Let’s look at the vulture with the circle on its wing. It doesn’t have to be a vulture cult. First, the carved vultures are far from being large enough to be the religious center. If the circle does represent a human soul, the carving does not have to mean that the vulture, the bird of death, is responsible for transporting the soul to its final destination. It could be simply a statement of belief that after death the person lives on.
- If there is religion at the site, it would probably be centered on the most impressive structures: the seeing stone and the humanoid T pillars. If the pillars represent gods, that would indicate religion, but they could just as easily represent heroes or ancestors.
- The navigation they learned from Western Europe and the massive architectural structure imply an extensive use of mathematics. In navigation, the captain has to know how to plot his position and how to navigate to his destination.
In architecture, the Swiderians didn’t choose the circle, a shape easily made with a stake and a string. Instead, they preferred an oval.
Maybe they had someone who could freehand an oval the size of a structure, but that would be washed out by the next rain. Perhaps they knew advanced geometry using stakes, lines, and arcs to construct one. Or they knew the algebraic formula for the perimeter of an oval: π × (a + b) [1 + (3 × h/ (10 + √ (4 – 3h)))].

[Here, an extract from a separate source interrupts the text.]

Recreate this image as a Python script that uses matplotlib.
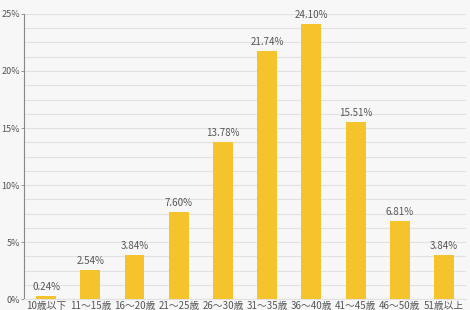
import matplotlib
matplotlib.use("Agg")
import matplotlib.pyplot as plt
import numpy as np

plt.rcParams['font.family'] = ['Noto Sans CJK JP', 'DejaVu Sans']

categories = ["10歳以下", "11～15歳", "16～20歳", "21～25歳", "26～30歳",
              "31～35歳", "36～40歳", "41～45歳", "46～50歳", "51歳以上"]
values = [0.24, 2.54, 3.84, 7.60, 13.78, 21.74, 24.10, 15.51, 6.81, 3.84]
yticks = [0, 5, 10, 15, 20, 25]
ytick_labels = ["0%", "5%", "10%", "15%", "20%", "25%"]

fig = plt.figure(figsize=(4.7, 3.1), dpi=100)
fig.patch.set_facecolor('#f7f7f7')
ax = fig.add_axes([0.051, 0.035, 0.941, 0.92])
ax.set_facecolor('#f7f7f7')

x = np.arange(len(categories))
ax.bar(x, values, width=0.45, color='#f5c42c', zorder=3)
for xi, v in zip(x, values):
    ax.text(xi, v + 0.35, f"{v:.2f}%", ha='center', va='bottom', fontsize=7, color='#555555', zorder=4)

ax.set_xlim(-0.5, len(categories) - 0.5)
ax.set_ylim(0, 25)
ax.set_yticks(yticks)
ax.set_yticklabels(ytick_labels)
ax.set_yticks(np.arange(0, 25.01, 1.25), minor=True)
ax.grid(axis='y', which='both', color='#e2e2e2', linewidth=0.8, zorder=0)
ax.set_xticks(x)
ax.set_xticklabels(categories)
ax.tick_params(axis='x', length=0, labelsize=7, labelcolor='#555555', pad=1)
ax.tick_params(axis='y', which='major', length=2.5, width=0.6, color='#888888', labelsize=6.5, labelcolor='#555555', pad=0.5)
ax.tick_params(axis='y', which='minor', length=0)
for s in ['top', 'right']:
    ax.spines[s].set_visible(False)
ax.spines['left'].set_color('#888888')
ax.spines['left'].set_linewidth(0.8)
ax.spines['bottom'].set_color('#e2e2e2')
ax.spines['bottom'].set_linewidth(0.8)

fig.savefig('out.png', dpi=100, facecolor=fig.get_facecolor())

- The final mystery: why were the various structures filled in? The ones most carefully packed with skulls and tools and construction rubbish and dirt would have been constructed under Swiderians. The best guess is that they were already constructing the next enclosure because of a shift in the constellations they chose to observe. The first enclosure was packed carefully, almost reverently, as no longer useful.
The second one was packed almost as carefully, but damage was done or it was completely emptied before being backfilled.
The Swiderians seem to have left during the construction of the third enclosure, leaving ignorant workers whose construction and later backfilling was sloppy.
Göbekli Tepe and the advances in knowledge that it represents are truly mysterious and awe inspiring!